To calculate the pH of the mixture, we need to determine the amount of excess HCl or NaOH that remains after the reaction. In this case, we have 20.0 mL of 0.150 M HCl and 10.0 mL of 0.300 M NaOH.
First, let's determine the number of moles of HCl and NaOH:
moles of HCl = volume of HCl (in L) x concentration of HCl (in mol/L)
= 0.020 L x 0.150 mol/L
= 0.003 mol
moles of NaOH = volume of NaOH (in L) x concentration of NaOH (in mol/L)
= 0.010 L x 0.300 mol/L
= 0.003 mol
Since the stoichiometry of the reaction is 1:1 between HCl and NaOH, both compounds completely react. Therefore, there is no excess HCl or NaOH left after the reaction.

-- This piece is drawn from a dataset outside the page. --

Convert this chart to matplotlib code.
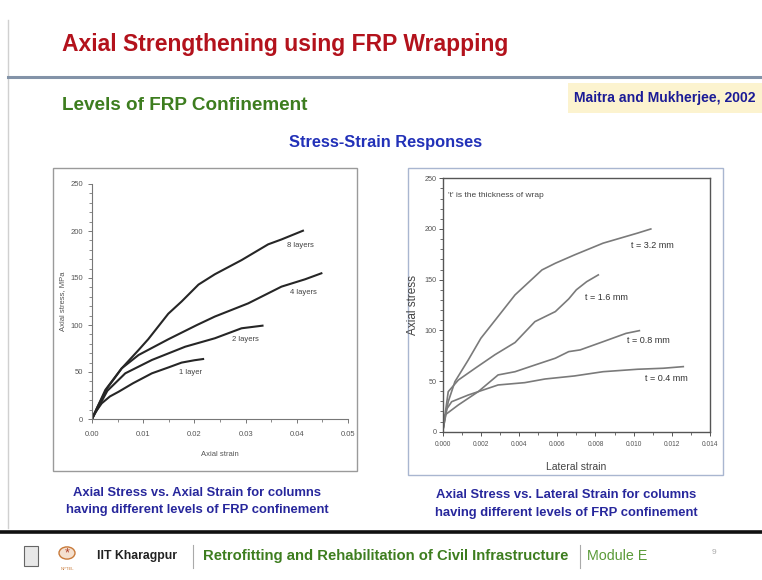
import numpy as np
import matplotlib
matplotlib.use('Agg')
import matplotlib.pyplot as plt
from matplotlib.patches import Rectangle, Circle
from matplotlib.ticker import MultipleLocator, FormatStrFormatter

# Left chart: axial stress (MPa) vs axial strain, by number of FRP layers
layer_labels = ['1 layer', '2 layers', '4 layers', '8 layers']
one_x = [0, 0.0005, 0.0019, 0.0035, 0.0052, 0.008, 0.0117, 0.015, 0.0175, 0.02, 0.0217]
one_y = [0, 6, 16.7, 24, 29, 38, 48.6, 55, 60, 62.5, 63.8]
two_x = [0, 0.001, 0.003, 0.0065, 0.0117, 0.0182, 0.024, 0.0292, 0.0333]
two_y = [0, 10, 30, 48.6, 62.8, 76.9, 85.9, 96.5, 99.3]
four_x = [0, 0.001, 0.003, 0.0058, 0.0091, 0.0149, 0.0205, 0.024, 0.0305, 0.037, 0.0416, 0.0448]
four_y = [0, 12, 33, 53.9, 68.1, 84.8, 100, 109, 123, 140.8, 148.6, 155]
eight_x = [0, 0.001, 0.0026, 0.0058, 0.0091, 0.011, 0.0149, 0.0175, 0.0208, 0.024, 0.0292, 0.0344, 0.037, 0.0412]
eight_y = [0, 12, 30.9, 53.9, 73.4, 85, 112, 125, 143, 154, 169, 185.8, 191, 200.3]
layer_lab_x = [0.0193, 0.0299, 0.0412, 0.0408]
layer_lab_y = [49, 85, 135, 185]

# Right chart: axial stress vs lateral strain, by wrap thickness
t_labels = ['t = 0.4 mm', 't = 0.8 mm', 't = 1.6 mm', 't = 3.2 mm']
t04_x = [0, 0.0002, 0.00047, 0.00134, 0.0029, 0.0043, 0.00536, 0.0069, 0.0084, 0.0102, 0.01155, 0.0126]
t04_y = [0, 22, 29.6, 36.2, 46.1, 48.4, 52, 55, 59.2, 61.6, 62.6, 64.2]
t08_x = [0, 0.00012, 0.00082, 0.00186, 0.0029, 0.00379, 0.00483, 0.0059, 0.0066, 0.0072, 0.0084, 0.0096, 0.0103]
t08_y = [0, 16.5, 26.4, 39.5, 56, 59.2, 65.8, 72.5, 79, 80.7, 88.8, 97, 99.7]
t16_x = [0, 0.00029, 0.00082, 0.0017, 0.00274, 0.00379, 0.00483, 0.0059, 0.0066, 0.007, 0.00754, 0.00815]
t16_y = [0, 39.5, 51, 62.6, 76, 88, 108.6, 118.5, 131, 140, 148, 154.7]
t32_x = [0, 0.00029, 0.00064, 0.00134, 0.002, 0.00283, 0.00379, 0.0052, 0.0059, 0.0069, 0.0084, 0.0102, 0.0109]
t32_y = [0, 29.6, 49.4, 70.8, 92.2, 112, 135, 159.6, 166.2, 174.4, 186, 195.9, 200]
t_lab_x = [0.0117, 0.01076, 0.0086, 0.011]
t_lab_y = [52, 89.5, 132, 184]

W, H = 762, 580
plt.rcParams['font.family'] = ['Liberation Sans', 'DejaVu Sans']

fig = plt.figure(figsize=(W / 100, H / 100), dpi=100)
fig.patch.set_facecolor('white')


def P(x, y):
    return x / W, 1 - y / H


def box(x0, y0, x1, y1):
    return [x0 / W, 1 - y1 / H, (x1 - x0) / W, (y1 - y0) / H]


def txt(x, y, s, **kw):
    fig.text(*P(x, y), s, transform=fig.transFigure, **kw)


def vline(x, y0, y1, **kw):
    fig.add_artist(plt.Line2D([x / W, x / W], [1 - y0 / H, 1 - y1 / H], **kw))


def hline(x0, x1, y, **kw):
    fig.add_artist(plt.Line2D([x0 / W, x1 / W], [1 - y / H, 1 - y / H], **kw))


# slide frame
vline(8, 20, 528, color='#d0d0d0', lw=1)
hline(8, W, 76.5, color='#8393a8', lw=2.2)
hline(0, W, 531.5, color='#111111', lw=2.6)

txt(62, 44, 'Axial Strengthening using FRP Wrapping', color='#b3121c', fontsize=16.5,
    fontweight='bold', va='center', ha='left')
txt(62, 105, 'Levels of FRP Confinement', color='#3d7d1f', fontsize=13.6,
    fontweight='bold', va='center', ha='left')
fig.add_artist(Rectangle(P(568, 113), 194 / W, 30 / H, transform=fig.transFigure,
                         facecolor='#fcf3cf', edgecolor='none', zorder=-1))
txt(574, 98, 'Maitra and Mukherjee, 2002', color='#1b1b96', fontsize=10.1,
    fontweight='bold', va='center', ha='left')
txt(386, 143, 'Stress-Strain Responses', color='#2231b8', fontsize=11.8,
    fontweight='bold', va='center', ha='center')

# figure frames
fig.add_artist(Rectangle(P(53, 471), 304 / W, 303 / H, transform=fig.transFigure,
                         facecolor='white', edgecolor='#9a9a9a', lw=1, zorder=-1))
fig.add_artist(Rectangle(P(408, 475), 315 / W, 307 / H, transform=fig.transFigure,
                         facecolor='white', edgecolor='#a9b6d0', lw=1, zorder=-1))

# left chart
ax1 = fig.add_axes(box(92, 184, 348, 419))
ax1.set_facecolor('none')
for xs, ys in [(one_x, one_y), (two_x, two_y), (four_x, four_y), (eight_x, eight_y)]:
    ax1.plot(xs, ys, color='#262626', lw=1.5)
for lab, lx, ly in zip(layer_labels, layer_lab_x, layer_lab_y):
    ax1.text(lx, ly, lab, fontsize=5.5, color='#444444', ha='center', va='center')
ax1.set_xlim(0, 0.05)
ax1.set_ylim(0, 250)
ax1.xaxis.set_major_locator(MultipleLocator(0.01))
ax1.xaxis.set_minor_locator(MultipleLocator(0.005))
ax1.xaxis.set_major_formatter(FormatStrFormatter('%.2f'))
ax1.yaxis.set_major_locator(MultipleLocator(50))
ax1.yaxis.set_minor_locator(MultipleLocator(10))
for s in ['top', 'right']:
    ax1.spines[s].set_visible(False)
for s in ['left', 'bottom']:
    ax1.spines[s].set_color('#777777')
    ax1.spines[s].set_linewidth(0.8)
ax1.tick_params(which='both', direction='out', colors='#777777', labelcolor='#555555', labelsize=5.5)
ax1.tick_params(which='major', length=3, width=0.7)
ax1.tick_params(which='minor', length=2, width=0.6)
ax1.tick_params(axis='x', pad=6)
ax1.set_xlabel('Axial strain', fontsize=5.5, color='#555555', labelpad=9)
ax1.set_ylabel('Axial stress, MPa', fontsize=5.5, color='#555555', labelpad=3)

# right chart
ax2 = fig.add_axes(box(442.7, 178.3, 710, 431.7))
ax2.set_facecolor('none')
for xs, ys in [(t04_x, t04_y), (t08_x, t08_y), (t16_x, t16_y), (t32_x, t32_y)]:
    ax2.plot(xs, ys, color='#7a7a7a', lw=1.2)
for lab, lx, ly in zip(t_labels, t_lab_x, t_lab_y):
    ax2.text(lx, ly, lab, fontsize=6.5, color='#333333', ha='center', va='center')
ax2.text(0.00026, 233, "'t' is the thickness of wrap", fontsize=6, color='#444444',
         ha='left', va='center')
ax2.set_xlim(0, 0.014)
ax2.set_ylim(0, 250)
ax2.xaxis.set_major_locator(MultipleLocator(0.002))
ax2.xaxis.set_minor_locator(MultipleLocator(0.001))
ax2.xaxis.set_major_formatter(FormatStrFormatter('%.3f'))
ax2.yaxis.set_major_locator(MultipleLocator(50))
ax2.yaxis.set_minor_locator(MultipleLocator(10))
for s in ax2.spines.values():
    s.set_color('#555555')
    s.set_linewidth(1.0)
ax2.tick_params(which='both', direction='out', colors='#555555', labelcolor='#555555')
ax2.tick_params(axis='x', labelsize=4.8)
ax2.tick_params(axis='y', labelsize=5.2, pad=1.5)
ax2.tick_params(which='major', length=3, width=0.7)
ax2.tick_params(which='minor', length=2, width=0.6)
ax2.set_xlabel('Lateral strain', fontsize=7.5, color='#444444', labelpad=10)
ax2.set_ylabel('Axial stress', fontsize=8.5, color='#444444', labelpad=4)

# captions
cap = dict(color='#27279c', fontsize=9.4, fontweight='bold', ha='center', va='center')
txt(197, 493, 'Axial Stress vs. Axial Strain for columns', **cap)
txt(197, 510, 'having different levels of FRP confinement', **cap)
txt(566, 495, 'Axial Stress vs. Lateral Strain for columns', **cap)
txt(566, 513, 'having different levels of FRP confinement', **cap)

# footer
fig.add_artist(Rectangle(P(24, 566), 14 / W, 20 / H, transform=fig.transFigure,
                         facecolor='#e8e8e8', edgecolor='#666666', lw=0.8))
fig.add_artist(Circle(P(67, 553), 8 / W, transform=fig.transFigure,
                      facecolor='#f4e0cf', edgecolor='#c87a3a', lw=1))
txt(67, 553, '*', color='#b0402a', fontsize=9, ha='center', va='center')
txt(67, 569, 'NPTEL', color='#c87a3a', fontsize=3, ha='center', va='center')
txt(97, 556, 'IIT Kharagpur', color='#222222', fontsize=8.8, fontweight='bold',
    ha='left', va='center')
vline(193, 545, 568, color='#aaaaaa', lw=0.8)
txt(203, 556, 'Retrofitting and Rehabilitation of Civil Infrastructure', color='#3d7d1f',
    fontsize=10.7, fontweight='bold', ha='left', va='center')
vline(580, 545, 568, color='#aaaaaa', lw=0.8)
txt(587, 556, 'Module E', color='#5a9a38', fontsize=10.3, ha='left', va='center')
txt(714, 552, '9', color='#aaaaaa', fontsize=6, ha='center', va='center')

fig.savefig('out.png', dpi=100, facecolor='white')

Now, let's calculate the amount of water formed:
moles of water = minimum(moles of HCl, moles of NaOH)
= minimum(0.003 mol, 0.003 mol)
= 0.003 mol
Since the solution is now only water and sodium chloride, we can calculate the concentration of OH- ions in the solution using the moles of water formed:
OH- concentration = moles of water / total volume of solution (in L)
= 0.003 mol / (20.0 mL + 10.0 mL)
= 0.003 mol / 0.030 L
= 0.100 M
Now, let's calculate the pOH of the solution:
pOH = -log(OH- concentration)
= -log(0.100)
= 1.00
Finally, we can calculate the pH of the solution using the equation:
pH = 14.00 - pOH
= 14.00 - 1.00
= 13.00
Therefore, the pH of the mixture is 13.00.